Le littoral est partiellement exploité par l’agriculture mais pas encore habité. Les 1ères installations humaines se concentrent en hauteur sur la paléo-falaise (le trait de côte il y a 120 000 ans quand le niveau marin était supérieur de 6 mètres par rapport à aujourd’hui).

1750 : des ressources maritimes attractives

Avec le développement des activités maritimes (pêche, sel, varech, tangue…), on assiste à une 1ère étape de l’urbanisation du littoral, avec des cabanes de pêcheur qui commencent à prendre place sur le cordon dunaire.

1800 : les bourgs anciens

L’activité se concentre dans les centres bourgs, constitués de maisons de ville et d’anciennes fermes situées en hauteur. Sur la côte ouest, des premiers chalets résidentiels en bois sont construits sur le cordon dunaire. Les zones basses sont progressivement asséchées pour être cultivées ou pâturées.

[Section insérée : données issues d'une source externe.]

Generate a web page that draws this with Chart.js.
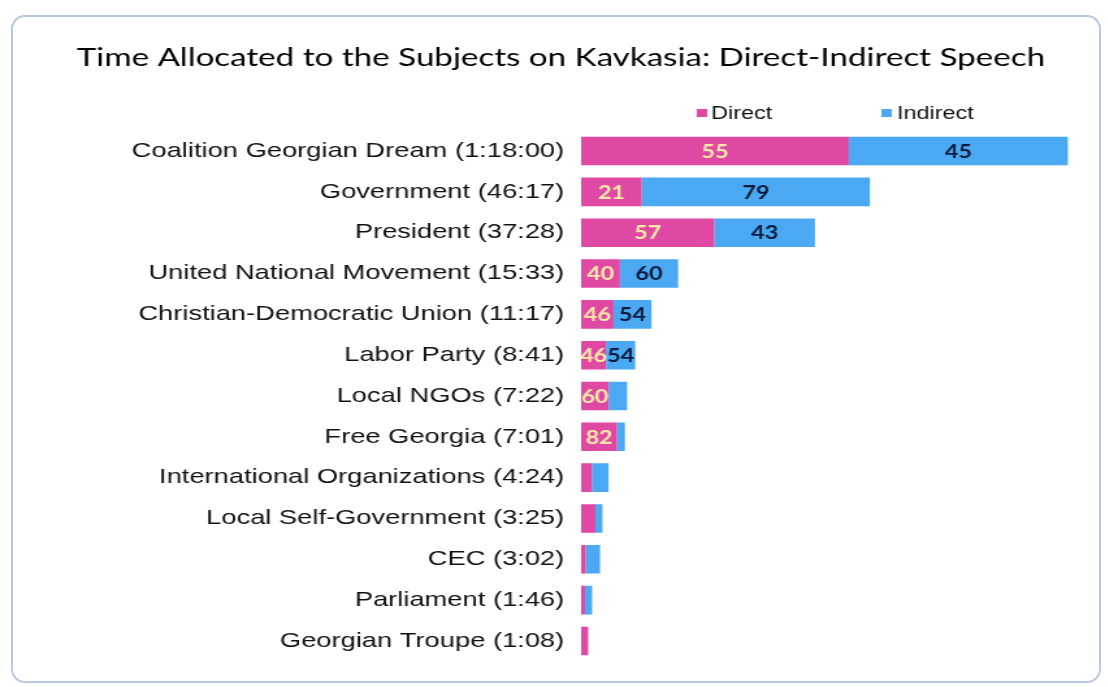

1850 : Les 1ères villas balnéaires de la Belle Époque

Avec l’émergence du tourisme balnéaire, certaines villes commencent à accueillir des touristes. Les premières maisons apparaissent en bordure littorale et le cordon dunaire commence à être artificialisé et protégé par des 1ers ouvrages de protection qui fixent le trait de côte.

Années 1960 : une urbanisation massive de la station balnéaire

L’extension de l’urbanisation se dirige vers la mer avec des pavillons qui remplacent des surfaces agricoles. Les premiers campings de bord de mer se développent et on assiste à l’essor de l’ostréiculture. Cette urbanisation a conduit au développement de structures ayant un effet de fixation du trait de côte.

Aujourd’hui : les lotissements récents

L’étalement urbain récent est caractérisé par la construction de lotissements résidentiels en zone littorale, contribuant au développement de stations balnéaires. Le littoral fortement urbanisé concentrent à présent les populations, les biens et activités.

A noter

Plusieurs outils s’avèrent précieux pour mieux appréhender les évolutions historiques des paysages littoraux, de la position du trait de côte, de la dynamique d’urbanisation mais aussi de construction d’ouvrages de protection contre la mer, etc. C’est le cas notamment de :

  • la reconduction de prises de vue historiques, à partir de l’exploitation de cartes postales anciennes
  • la comparaison de photographies aériennes anciennes et actuelles : 1947 et 2020
  • la confrontation de cartes anciennes (cartes dites de Cassini, les cartes « de Vauban », la carte d’État-major et celle du service vicinal)

On retrouve ces outils sur les applications :

« Approche historique du littoral » développée par le Réseau d’observation du littoral de Normandie et des Hauts-de-France (ROL) « Remonter le temps » développée par l’Institut Géographique Nationale (IGN)

Exemples de comparaison

Photographies aériennes du littoral de Gouville-sur-Mer en 1947 et 2020
Vues sur le banc du sud du havre de Blainville-sur-Mer, depuis le pont de la RD 244, en 1931 et 2021

Les maisons et cabines implantées sur les flèches sableuses du havre de Blainville-sur-mer ont aujourd’hui quasiment toutes disparu. En 2008, une tempête entraîne la disparition de la dune située au nord de la cale de Blainville-sur-mer.